The SVBIED was targeting an ERD Humvee parked at the next intersection. It struck and sent a large, roiling grey mushroom cloud into the sky. General Abbas got on the radio to get an update. He was told the vehicle was empty – which made him happy.
I followed him to as close as he wanted to get to the burning vehicle. It was full of ammunition that was “cooking off” and whizzing down the street. Once all the ammo was burned or exploded, we moved in closer to have a look.
The remains of the SVBIED merged with the burning hulk of the Humvee. On a nearby house, globs of the suicide bomber were splattered on the wall, and in a heap of goo on the ground below. I took a close look – to stare at the evil.
He was fat and like all ISIS fighters – bearded. He’d been wearing a suicide vest that didn’t detonate. On the ground were the remains of his folding stock AK-47. He had been a triple threat to Iraqi forces as were all ISIS SVBIED drivers – the car bomb itself, the suicide vest they wore, and the AK-47 they carried.
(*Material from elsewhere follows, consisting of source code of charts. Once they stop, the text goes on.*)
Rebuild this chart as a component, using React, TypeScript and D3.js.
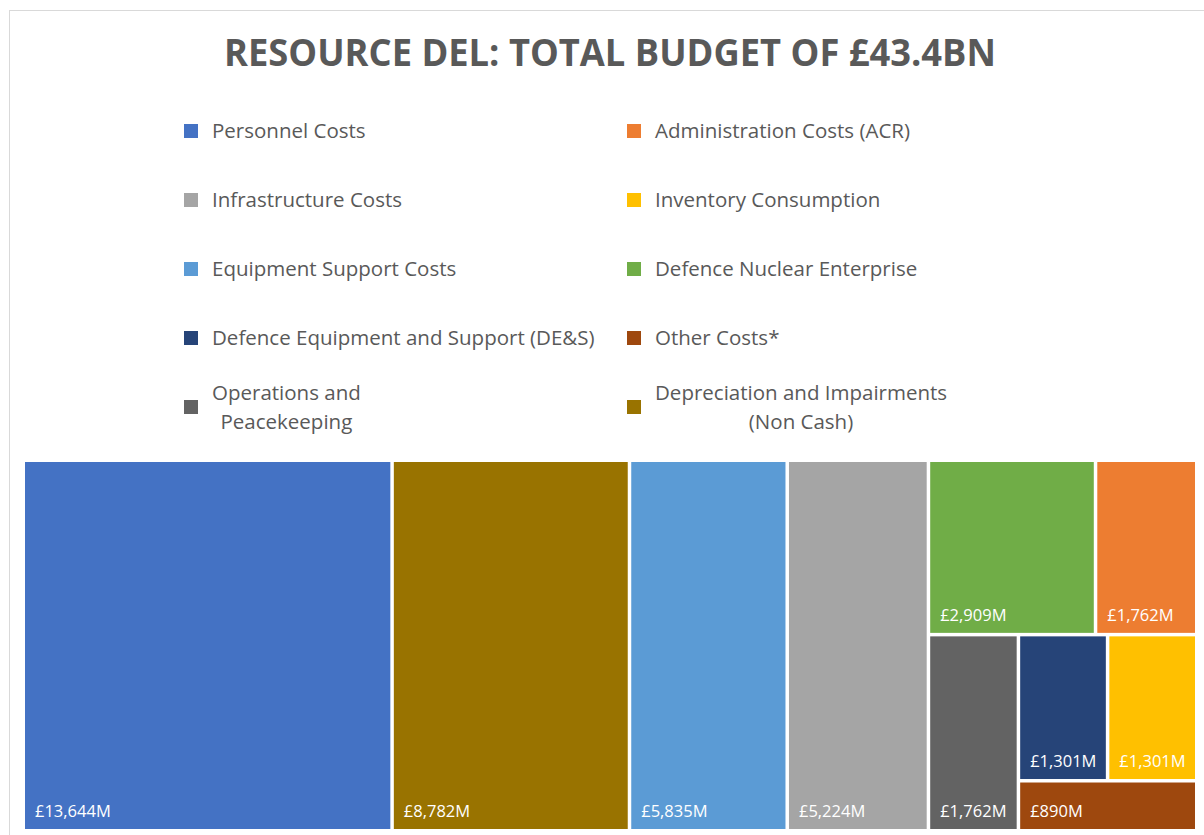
import { useEffect, useRef } from 'react';
import * as d3 from 'd3';

const title = 'RESOURCE DEL: TOTAL BUDGET OF £43.4BN';

const categories = [
  'Personnel Costs',
  'Administration Costs (ACR)',
  'Infrastructure Costs',
  'Inventory Consumption',
  'Equipment Support Costs',
  'Defence Nuclear Enterprise',
  'Defence Equipment and Support (DE&S)',
  'Other Costs*',
  'Operations and Peacekeeping',
  'Depreciation and Impairments (Non Cash)',
];

// how the legend wraps each name
const legendLines = [
  ['Personnel Costs'],
  ['Administration Costs (ACR)'],
  ['Infrastructure Costs'],
  ['Inventory Consumption'],
  ['Equipment Support Costs'],
  ['Defence Nuclear Enterprise'],
  ['Defence Equipment and Support (DE&S)'],
  ['Other Costs*'],
  ['Operations and', 'Peacekeeping'],
  ['Depreciation and Impairments', '(Non Cash)'],
];

// £ millions
const values = [13644, 1762, 5224, 1301, 5835, 2909, 1301, 890, 1762, 8782];

const colors = [
  '#4472C4', '#ED7D31', '#A5A5A5', '#FFC000', '#5B9BD5',
  '#70AD47', '#264478', '#9E480E', '#636363', '#997300',
];

// nesting that reproduces the Excel tile arrangement (slice/dice alternating by depth)
type Node = { i?: number; children?: Node[] };
const layout: Node = {
  children: [
    { i: 0 },
    { i: 9 },
    { i: 4 },
    { i: 2 },
    {
      children: [
        { children: [{ i: 5 }, { i: 1 }] },
        {
          children: [
            { i: 8 },
            { children: [{ children: [{ i: 6 }, { i: 3 }] }, { i: 7 }] },
          ],
        },
      ],
    },
  ],
};

const W = 1204;
const H = 835;
const textColor = '#595959';
const font = '"Open Sans", sans-serif';

export default function App() {
  const svgRef = useRef<SVGSVGElement>(null);

  useEffect(() => {
    if (!svgRef.current) return;
    const svg = d3.select(svgRef.current);
    svg.selectAll('*').remove();

    svg.append('rect')
      .attr('x', 0).attr('y', 0).attr('width', W).attr('height', H)
      .attr('fill', '#fff');

    // chart frame
    svg.append('rect')
      .attr('x', 9.5).attr('y', 10.5).attr('width', W + 20).attr('height', H + 20)
      .attr('fill', 'none')
      .attr('stroke', '#d9d9d9');

    svg.append('text')
      .attr('x', 610)
      .attr('y', 66)
      .attr('text-anchor', 'middle')
      .attr('font-family', font)
      .attr('font-weight', 700)
      .attr('font-size', 38)
      .attr('fill', textColor)
      .attr('textLength', 772)
      .attr('lengthAdjust', 'spacingAndGlyphs')
      .text(title);

    // legend, 2 columns row-major
    const colX = [184, 627];
    const rowY = d3.scalePoint<number>().domain([0, 1, 2, 3, 4]).range([131, 407]);
    const legend = svg.append('g').attr('font-family', font).attr('font-size', 20.5).attr('fill', textColor);

    categories.forEach((name, i) => {
      const col = i % 2;
      const row = Math.floor(i / 2);
      const cy = rowY(row) as number;
      const g = legend.append('g').attr('transform', `translate(${colX[col]},${cy})`);
      g.append('rect')
        .attr('x', 0).attr('y', -7).attr('width', 14).attr('height', 14)
        .attr('fill', colors[i]);
      const lines = legendLines[i];
      const lh = 29;
      const texts = lines.map((ln, k) =>
        g.append('text')
          .attr('x', 28)
          .attr('y', 7 + (k - (lines.length - 1) / 2) * lh)
          .text(ln)
      );
      if (lines.length > 1) {
        // centre-align wrapped lines within the widest one
        const widths = texts.map((t) => (t.node() as SVGTextElement).getComputedTextLength());
        const maxW = d3.max(widths) as number;
        texts.forEach((t) => t.attr('x', 28 + maxW / 2).attr('text-anchor', 'middle'));
      }
      g.append('title').text(name);
    });

    // treemap
    const left = 25;
    const top = 462;
    const root = d3.hierarchy<Node>(layout, (d) => d.children)
      .sum((d) => (d.i !== undefined ? values[d.i] : 0));

    d3.treemap<Node>()
      .tile(d3.treemapSliceDice)
      .size([1170, 367])
      .paddingInner(3.5)(root);

    const fmt = d3.format(',');
    const tiles = svg.append('g')
      .attr('transform', `translate(${left},${top})`)
      .selectAll('g')
      .data(root.leaves() as d3.HierarchyRectangularNode<Node>[])
      .enter()
      .append('g');

    tiles.append('rect')
      .attr('x', (d) => d.x0)
      .attr('y', (d) => d.y0)
      .attr('width', (d) => d.x1 - d.x0)
      .attr('height', (d) => d.y1 - d.y0)
      .attr('fill', (d) => colors[d.data.i as number]);

    tiles.append('text')
      .attr('x', (d) => d.x0 + 10)
      .attr('y', (d) => d.y1 - 12)
      .attr('font-family', font)
      .attr('font-size', 16.5)
      .attr('fill', '#fff')
      .text((d) => `£${fmt(values[d.data.i as number])}M`);
  }, []);

  return (
    <svg
      ref={svgRef}
      width={W}
      height={H}
      style={{ position: 'absolute', left: 0, top: 0, display: 'block' }}
    />
  );
}
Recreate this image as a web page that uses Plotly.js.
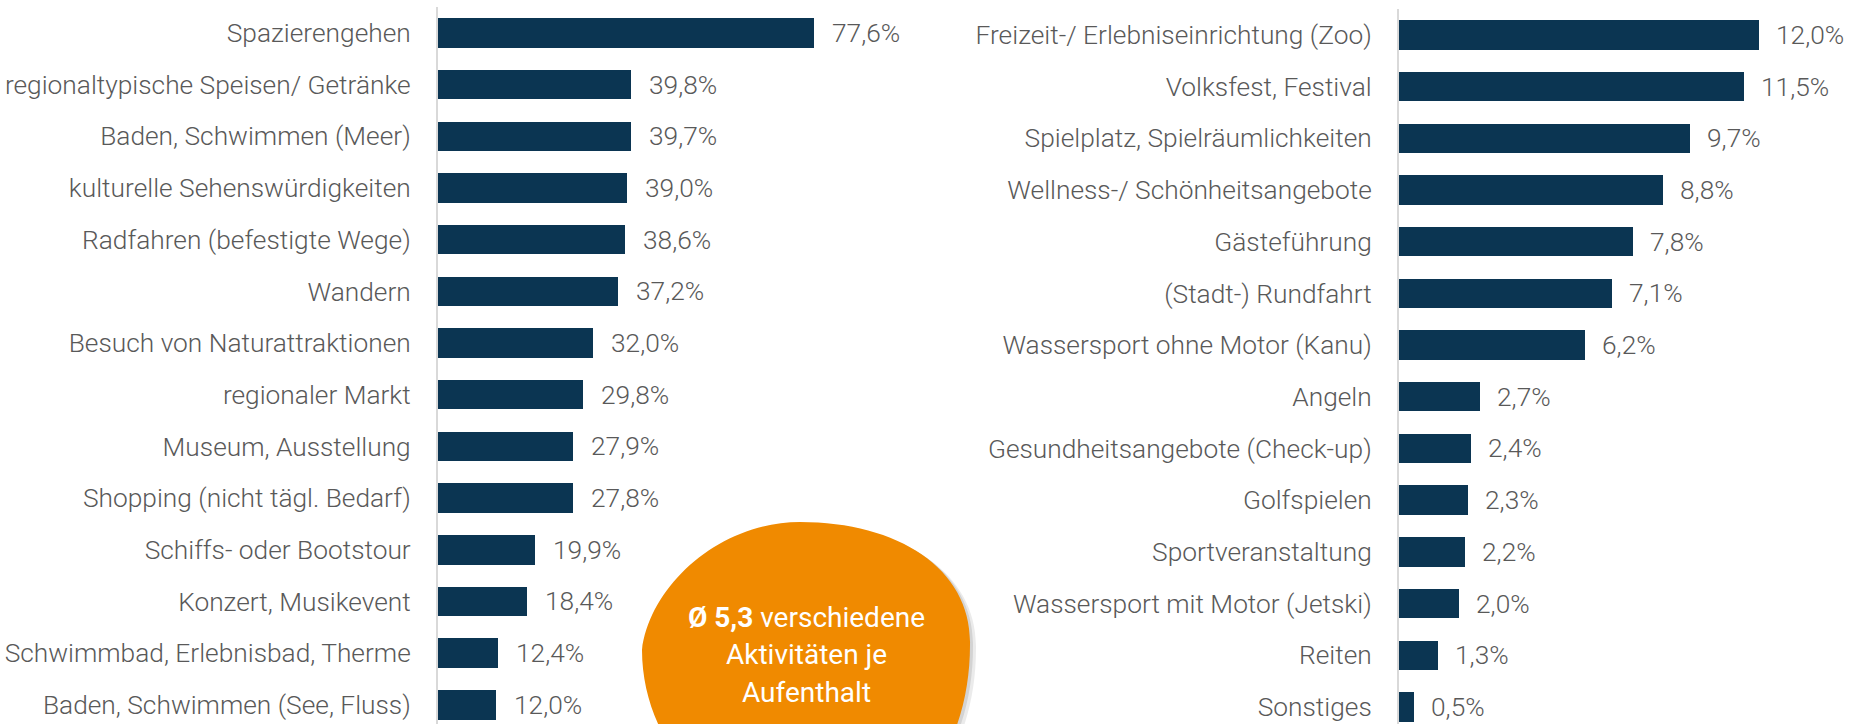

No matter what, these guys planned to die somehow and take out Iraqi forces with them.
As the Humvee burned we learned there had been a friendly casualty. An Iraqi National Policeman was standing 30 meters from the explosion and was killed instantly. We stopped at his body to pay our respects.
“Mustafa, you met him yesterday. He was the lieutenant I told to move the vehicle,” General Abbas said.
We moved into a nearby house to reassure residents and avoid more drones. The general was visibly shaken at the loss of the policeman backing up his unit’s advance.
We stayed for a while, drank tea and spoke to the children. I noticed the general and his troops always sought the comfort of speaking to children. It helped them recover from the horrors of war they were constantly experiencing. I too felt better – by just watching the ERD interact with kids. Everyone smiled.
Later that day I received a text from Col. Arkan asking when I planned to return to the Counter Terrorism Service. I told him I thought I could the next day, and I would get myself back to them.
That evening I told General Abbas I’d be going to the CTS the next day. He understood and thanked me for joining him and telling the story of the ERD.
I told him I’d been talking to a medical NGO from the U.S. called NYC Medics, and that they were looking to come to Mosul to establish a trauma stabilization point to help civilians and Iraqi forces. They needed an Iraqi unit to be close to and protected by. I asked the general if he’d like a team of doctors and medics from the U.S. to join him if he could take care of them. He was grateful, and said to put them in touch with him, and that he would bring them into his perimeter.
This has since happened, and NYC Medics has been profiled for their heroic, lifesaving work many times in the media. Helping facilitate their embed with the ERD was my proudest accomplishment from the entire trip to Mosul.
The next day I stayed behind after breakfast as General Abbas rolled back to the front lines to continue the fight to liberate Mosul. He’s still at it, but now on the west side of the Tigris River in the densely packed Old City of Mosul. I keep up with him weekly on social media.
I had the same ERD driver who’d picked me up at the police checkpoint a few days earlier drive me all the way back to the CTS safehouse – this time skipping the handover at the checkpoint. I knew the way.
We halted at the CTS guard post on the road leading to the safehouse. I waved and told the guard I was General Haider’s friend and was going to his house. He recognized me and even knew the ERD driver!
“Maku Mushkela,” (No problem) he said.
Back at the safehouse I unpacked, changed out of the ERD uniform, donned the CTS uniform and waited for Haider and Arkan to return from their forward command post.
I noticed I wasn’t feeling so well and decided to take a nap. Might have been that glass of water I accepted the day before in the courtyard next to the suicide car bomb.